HEART - Measuring Digital Solutions
Google has a process called HEART, an acronym for Happiness, Engagement, Adoption, Retention, and Task success.
HEART works best for digital solutions since the metrics point to various ways organizations, like Google, capture data on their search, selection, and page views. When using HEART, it is important to recognize:
Indicators generally can have multiple metrics.
Choosing the right metric is better than choosing all metrics (cost/benefit ROI reduces with too many to track).
Measuring drives management action.
Management focus can skew outcomes (by creating a false or inflated response from the action targeted Customer).
Data capture assumes a digital product.
How to use Customer Metrics on your Project?
User Survey's
Surveying users can be as simple as asking one question and providing a thumbs up and down for them to click.
Surveys can include multiple questions and a 1-10 ranking, or a series of questions with free-form answers.
End-of-task surveys can also provide insight into a process directly after the user has experienced it. This can be a great way to get actionable feedback from your target audience.
Generally, the simpler, the better. Keeping surveys short and simple will reduce the level of detail but increase the number of respondents.
Click-Through-Rate and Number of Users
For projects that need to communicate to a large audience, using communications as a means to gauge interest is a simple measure. If you send emails or offer QR codes for information sharing, you can also gather information on that execution from the users. This information is passive. The users don't need to respond. This method can provide a simple measure to test regularly.
Time to complete
If a process assessment is your goal. Use a quantitative approach. Test the speed, reliability, or flexibility of the old versus new processes for comparison to test real-world outcomes. Task time, service outcomes, and similar processes can be assessed this way.
Following up with a customer survey can qualitative insight to the quantitive data.
Competitive Market Analysis
While this approach takes more effort, this kind of analysis can create insights into how your Project, Product, or Solution is doing against the competition.
Have an idea you are working on?

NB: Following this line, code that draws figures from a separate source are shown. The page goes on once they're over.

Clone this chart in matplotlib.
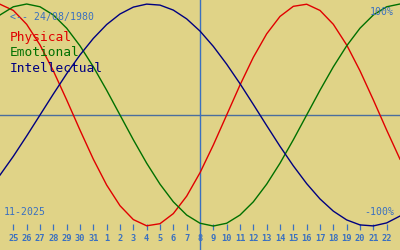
import matplotlib
matplotlib.use("Agg")
import matplotlib.pyplot as plt

# days relative to the current day (8 Nov 2025)
day_offsets = list(range(-15, 16))
physical = [0.998, 0.942, 0.817, 0.631, 0.398, 0.136, -0.136, -0.398, -0.631, -0.817,
            -0.942, -0.998, -0.979, -0.888, -0.731, -0.520, -0.270, 0.0, 0.270, 0.520,
            0.731, 0.888, 0.979, 0.998, 0.942, 0.817, 0.631, 0.398, 0.136, -0.136, -0.398]
emotional = [0.901, 0.975, 1.0, 0.975, 0.901, 0.782, 0.623, 0.434, 0.223, 0.0,
             -0.223, -0.434, -0.623, -0.782, -0.901, -0.975, -1.0, -0.975, -0.901, -0.782,
             -0.623, -0.434, -0.223, 0.0, 0.223, 0.434, 0.623, 0.782, 0.901, 0.975, 1.0]
intellectual = [-0.541, -0.372, -0.189, 0.0, 0.189, 0.372, 0.541, 0.690, 0.815, 0.910,
                0.972, 0.999, 0.990, 0.945, 0.866, 0.756, 0.618, 0.458, 0.282, 0.095,
                -0.095, -0.282, -0.458, -0.618, -0.756, -0.866, -0.945, -0.990, -0.999, -0.972, -0.910]
tick_offsets = list(range(-14, 15))
tick_labels = ["25", "26", "27", "28", "29", "30", "31", "1", "2", "3", "4", "5", "6", "7",
               "8", "9", "10", "11", "12", "13", "14", "15", "16", "17", "18", "19", "20",
               "21", "22"]

BG = "#e0d387"
BLUE = "#3a70c0"
RED = "#e00000"
GREEN = "#007000"
NAVY = "#000080"
MONO = "DejaVu Sans Mono"

fig = plt.figure(figsize=(4, 2.5), dpi=100, facecolor=BG)
ax = fig.add_axes([0, 0, 1, 1], facecolor=BG)
ax.set_xlim(-15, 15)
ax.set_ylim(-1.216, 1.036)

ax.axhline(0, color="#4a6e9e", lw=1.0, zorder=1)
ax.axvline(0, color=BLUE, lw=1.0, zorder=1)

ax.plot(day_offsets, physical, color=RED, lw=1.0, zorder=3)
ax.plot(day_offsets, emotional, color=GREEN, lw=1.0, zorder=3)
ax.plot(day_offsets, intellectual, color=NAVY, lw=1.0, zorder=3)

for s in ax.spines.values():
    s.set_visible(False)
ax.spines["bottom"].set_position(("data", -1.036))
ax.set_yticks([])
ax.set_xticks(tick_offsets)
ax.set_xticklabels(tick_labels, family=MONO, fontsize=6.2, fontweight="bold")
ax.tick_params(axis="x", direction="in", length=4.5, width=0.9, color=BLUE,
               labelcolor=BLUE, pad=3)

fig.text(10 / 400, 1 - 17 / 250, "<-- 24/08/1980", family=MONO, fontsize=7.1,
         color=BLUE, va="center", ha="left")
fig.text(10 / 400, 1 - 38 / 250, "Physical", family=MONO, fontsize=9.3,
         color=RED, va="center", ha="left")
fig.text(10 / 400, 1 - 53 / 250, "Emotional", family=MONO, fontsize=9.3,
         color=GREEN, va="center", ha="left")
fig.text(10 / 400, 1 - 68 / 250, "Intellectual", family=MONO, fontsize=9.3,
         color=NAVY, va="center", ha="left")
fig.text(394 / 400, 1 - 12 / 250, "100%", family=MONO, fontsize=7.1,
         color=BLUE, va="center", ha="right")
fig.text(394 / 400, 1 - 212 / 250, "-100%", family=MONO, fontsize=7.1,
         color=BLUE, va="center", ha="right")
fig.text(4 / 400, 1 - 212 / 250, "11-2025", family=MONO, fontsize=7.1,
         color=BLUE, va="center", ha="left")

fig.savefig("out.png", dpi=100, facecolor=BG)
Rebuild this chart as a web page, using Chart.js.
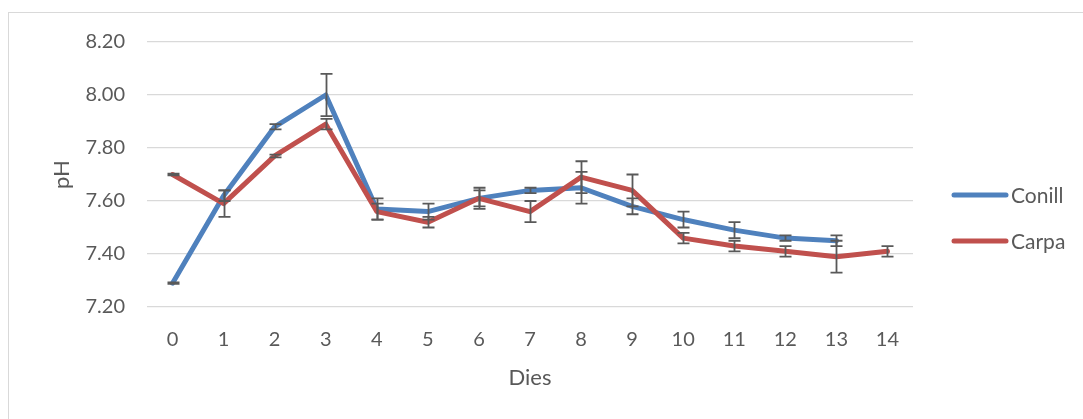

Google the idea and see if better ideas are out there.
Working on an app? Check app stores to see what other options exist and run through the functionality.
CX Metrics require assessment and action
Choosing Customer Experience metrics as part of your initial project charter is helpful. This allows for consistency in tracking. You will also be able to budget the staff and time it will take to plan the tracking activities and execute the tracking outcome resolution.
Metrics are only as good and the process set up to act on them. Remember, data, surveys and analysis can be your friend. They can help you understand a process and improve it. But be aware, that if you ask someone their opinion, you must follow up with corrective action. Make sure they know about the fix and follow up again to ensure the fix works.